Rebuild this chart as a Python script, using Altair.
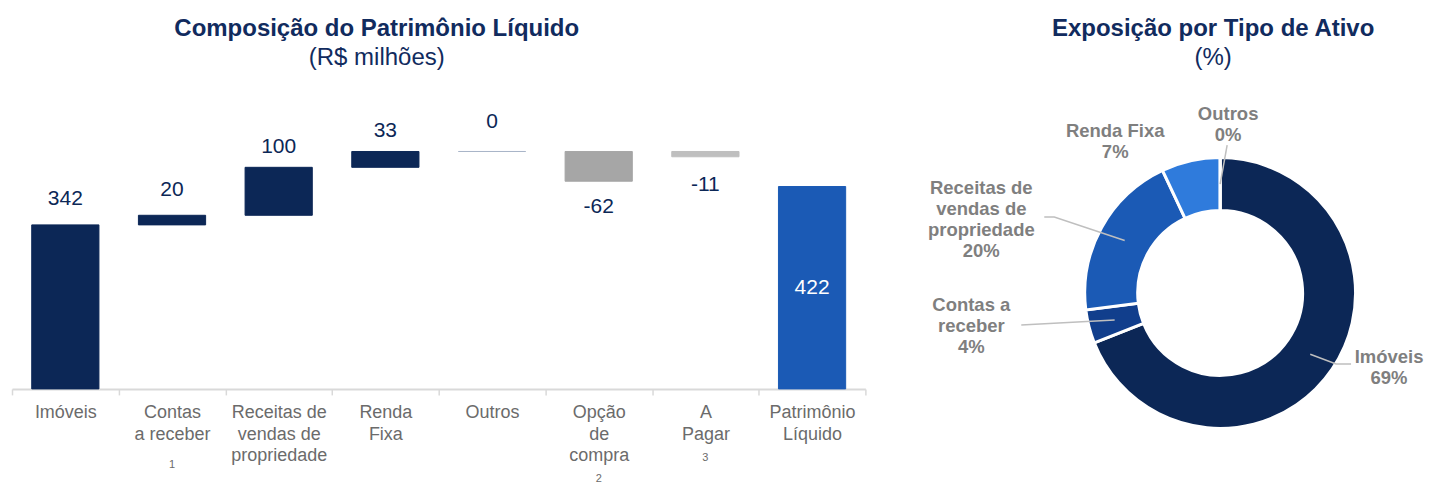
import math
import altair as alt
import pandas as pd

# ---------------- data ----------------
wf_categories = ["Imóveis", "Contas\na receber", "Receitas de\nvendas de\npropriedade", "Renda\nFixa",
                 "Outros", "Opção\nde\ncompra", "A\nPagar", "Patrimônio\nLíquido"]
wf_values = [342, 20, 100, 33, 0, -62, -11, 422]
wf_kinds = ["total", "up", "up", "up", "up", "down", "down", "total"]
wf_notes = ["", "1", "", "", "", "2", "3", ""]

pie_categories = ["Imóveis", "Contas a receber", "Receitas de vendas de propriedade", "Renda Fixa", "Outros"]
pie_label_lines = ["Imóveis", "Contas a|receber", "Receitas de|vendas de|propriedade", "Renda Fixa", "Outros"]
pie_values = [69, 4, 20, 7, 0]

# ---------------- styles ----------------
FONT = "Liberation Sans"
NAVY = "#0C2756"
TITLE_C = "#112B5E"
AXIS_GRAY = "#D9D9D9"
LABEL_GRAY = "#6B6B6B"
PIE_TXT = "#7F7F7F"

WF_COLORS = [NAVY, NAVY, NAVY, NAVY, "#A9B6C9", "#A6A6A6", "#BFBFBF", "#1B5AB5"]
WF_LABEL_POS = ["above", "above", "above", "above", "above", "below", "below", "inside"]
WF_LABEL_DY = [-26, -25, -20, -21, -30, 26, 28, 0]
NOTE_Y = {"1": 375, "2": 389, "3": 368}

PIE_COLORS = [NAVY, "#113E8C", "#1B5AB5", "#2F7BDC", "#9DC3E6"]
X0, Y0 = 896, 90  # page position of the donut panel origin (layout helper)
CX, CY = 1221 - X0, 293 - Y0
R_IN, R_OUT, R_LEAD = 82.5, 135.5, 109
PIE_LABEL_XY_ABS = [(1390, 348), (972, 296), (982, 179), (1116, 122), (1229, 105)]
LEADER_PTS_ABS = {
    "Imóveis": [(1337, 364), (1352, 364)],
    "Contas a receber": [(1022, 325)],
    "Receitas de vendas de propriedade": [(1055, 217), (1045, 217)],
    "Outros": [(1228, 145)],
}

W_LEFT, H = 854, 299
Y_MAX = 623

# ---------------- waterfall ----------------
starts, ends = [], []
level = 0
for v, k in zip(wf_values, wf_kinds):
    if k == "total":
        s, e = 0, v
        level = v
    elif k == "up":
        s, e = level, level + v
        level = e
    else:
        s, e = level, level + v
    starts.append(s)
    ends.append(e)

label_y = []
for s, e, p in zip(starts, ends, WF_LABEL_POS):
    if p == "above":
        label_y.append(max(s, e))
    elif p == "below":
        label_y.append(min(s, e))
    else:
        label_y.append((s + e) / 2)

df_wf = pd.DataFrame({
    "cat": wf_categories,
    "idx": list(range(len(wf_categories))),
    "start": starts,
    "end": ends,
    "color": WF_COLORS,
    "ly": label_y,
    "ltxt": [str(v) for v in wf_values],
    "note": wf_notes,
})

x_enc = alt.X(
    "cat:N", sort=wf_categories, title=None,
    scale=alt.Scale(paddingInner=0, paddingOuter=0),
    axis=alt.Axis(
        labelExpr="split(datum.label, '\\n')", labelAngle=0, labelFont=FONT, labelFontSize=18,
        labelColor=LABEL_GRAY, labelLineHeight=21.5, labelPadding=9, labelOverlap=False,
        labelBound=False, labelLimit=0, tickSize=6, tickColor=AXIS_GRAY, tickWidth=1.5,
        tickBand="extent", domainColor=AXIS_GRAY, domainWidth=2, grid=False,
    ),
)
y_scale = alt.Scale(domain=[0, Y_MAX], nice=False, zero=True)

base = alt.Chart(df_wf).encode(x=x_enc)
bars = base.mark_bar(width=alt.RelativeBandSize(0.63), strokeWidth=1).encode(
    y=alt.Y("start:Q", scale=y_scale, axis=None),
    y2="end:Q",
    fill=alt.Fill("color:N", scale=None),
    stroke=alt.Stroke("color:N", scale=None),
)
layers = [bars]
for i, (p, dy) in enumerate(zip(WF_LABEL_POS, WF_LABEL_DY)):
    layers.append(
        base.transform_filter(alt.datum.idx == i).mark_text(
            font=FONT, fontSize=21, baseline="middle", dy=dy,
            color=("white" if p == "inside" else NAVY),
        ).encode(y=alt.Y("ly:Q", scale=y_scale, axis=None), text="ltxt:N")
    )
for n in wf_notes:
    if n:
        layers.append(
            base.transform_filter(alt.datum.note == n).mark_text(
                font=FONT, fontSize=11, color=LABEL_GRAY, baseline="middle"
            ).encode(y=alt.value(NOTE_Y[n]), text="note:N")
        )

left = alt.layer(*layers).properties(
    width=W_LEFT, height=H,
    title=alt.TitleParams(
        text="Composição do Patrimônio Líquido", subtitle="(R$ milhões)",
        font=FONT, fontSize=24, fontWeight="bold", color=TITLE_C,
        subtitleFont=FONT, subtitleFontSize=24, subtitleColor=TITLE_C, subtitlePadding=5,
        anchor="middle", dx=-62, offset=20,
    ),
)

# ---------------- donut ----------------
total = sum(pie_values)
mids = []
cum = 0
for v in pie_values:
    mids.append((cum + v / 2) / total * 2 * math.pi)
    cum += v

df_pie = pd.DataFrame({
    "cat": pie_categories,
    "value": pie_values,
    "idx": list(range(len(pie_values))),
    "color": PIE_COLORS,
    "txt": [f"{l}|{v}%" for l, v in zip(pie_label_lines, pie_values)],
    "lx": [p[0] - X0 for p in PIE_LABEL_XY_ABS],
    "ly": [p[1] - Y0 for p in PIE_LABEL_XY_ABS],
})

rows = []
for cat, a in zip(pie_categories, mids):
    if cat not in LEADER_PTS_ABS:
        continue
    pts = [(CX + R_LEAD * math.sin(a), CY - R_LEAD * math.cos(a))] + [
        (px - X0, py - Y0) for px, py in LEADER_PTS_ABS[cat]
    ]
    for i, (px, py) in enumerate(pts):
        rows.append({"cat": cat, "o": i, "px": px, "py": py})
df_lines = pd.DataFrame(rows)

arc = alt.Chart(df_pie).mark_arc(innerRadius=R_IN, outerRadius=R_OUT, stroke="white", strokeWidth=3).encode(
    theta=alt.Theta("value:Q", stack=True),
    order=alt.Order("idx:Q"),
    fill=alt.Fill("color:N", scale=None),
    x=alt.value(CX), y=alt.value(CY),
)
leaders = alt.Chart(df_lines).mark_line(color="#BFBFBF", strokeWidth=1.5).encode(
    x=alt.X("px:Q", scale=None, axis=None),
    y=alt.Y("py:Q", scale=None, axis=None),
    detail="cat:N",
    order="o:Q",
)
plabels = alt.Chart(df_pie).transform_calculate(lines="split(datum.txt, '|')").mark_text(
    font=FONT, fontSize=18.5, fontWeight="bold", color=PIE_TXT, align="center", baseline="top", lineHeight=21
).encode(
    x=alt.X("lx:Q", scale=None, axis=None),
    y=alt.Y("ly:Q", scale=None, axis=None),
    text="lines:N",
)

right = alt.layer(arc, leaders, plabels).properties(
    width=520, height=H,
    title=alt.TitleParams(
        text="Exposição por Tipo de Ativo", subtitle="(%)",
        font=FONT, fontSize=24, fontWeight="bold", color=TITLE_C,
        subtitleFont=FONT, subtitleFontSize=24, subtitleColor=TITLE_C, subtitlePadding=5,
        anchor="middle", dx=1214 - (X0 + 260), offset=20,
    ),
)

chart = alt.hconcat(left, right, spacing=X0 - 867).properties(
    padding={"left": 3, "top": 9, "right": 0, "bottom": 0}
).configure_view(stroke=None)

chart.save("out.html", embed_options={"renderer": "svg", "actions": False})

##########

-- WRITTEN TASK --
Skip every picture and return the lines above from the top through the one that contains "Y_MAX = 623".

-- SOLUTION BELOW --
Rebuild this chart as a Python script, using Altair.
import math
import altair as alt
import pandas as pd

# ---------------- data ----------------
wf_categories = ["Imóveis", "Contas\na receber", "Receitas de\nvendas de\npropriedade", "Renda\nFixa",
                 "Outros", "Opção\nde\ncompra", "A\nPagar", "Patrimônio\nLíquido"]
wf_values = [342, 20, 100, 33, 0, -62, -11, 422]
wf_kinds = ["total", "up", "up", "up", "up", "down", "down", "total"]
wf_notes = ["", "1", "", "", "", "2", "3", ""]

pie_categories = ["Imóveis", "Contas a receber", "Receitas de vendas de propriedade", "Renda Fixa", "Outros"]
pie_label_lines = ["Imóveis", "Contas a|receber", "Receitas de|vendas de|propriedade", "Renda Fixa", "Outros"]
pie_values = [69, 4, 20, 7, 0]

# ---------------- styles ----------------
FONT = "Liberation Sans"
NAVY = "#0C2756"
TITLE_C = "#112B5E"
AXIS_GRAY = "#D9D9D9"
LABEL_GRAY = "#6B6B6B"
PIE_TXT = "#7F7F7F"

WF_COLORS = [NAVY, NAVY, NAVY, NAVY, "#A9B6C9", "#A6A6A6", "#BFBFBF", "#1B5AB5"]
WF_LABEL_POS = ["above", "above", "above", "above", "above", "below", "below", "inside"]
WF_LABEL_DY = [-26, -25, -20, -21, -30, 26, 28, 0]
NOTE_Y = {"1": 375, "2": 389, "3": 368}

PIE_COLORS = [NAVY, "#113E8C", "#1B5AB5", "#2F7BDC", "#9DC3E6"]
X0, Y0 = 896, 90  # page position of the donut panel origin (layout helper)
CX, CY = 1221 - X0, 293 - Y0
R_IN, R_OUT, R_LEAD = 82.5, 135.5, 109
PIE_LABEL_XY_ABS = [(1390, 348), (972, 296), (982, 179), (1116, 122), (1229, 105)]
LEADER_PTS_ABS = {
    "Imóveis": [(1337, 364), (1352, 364)],
    "Contas a receber": [(1022, 325)],
    "Receitas de vendas de propriedade": [(1055, 217), (1045, 217)],
    "Outros": [(1228, 145)],
}

W_LEFT, H = 854, 299
Y_MAX = 623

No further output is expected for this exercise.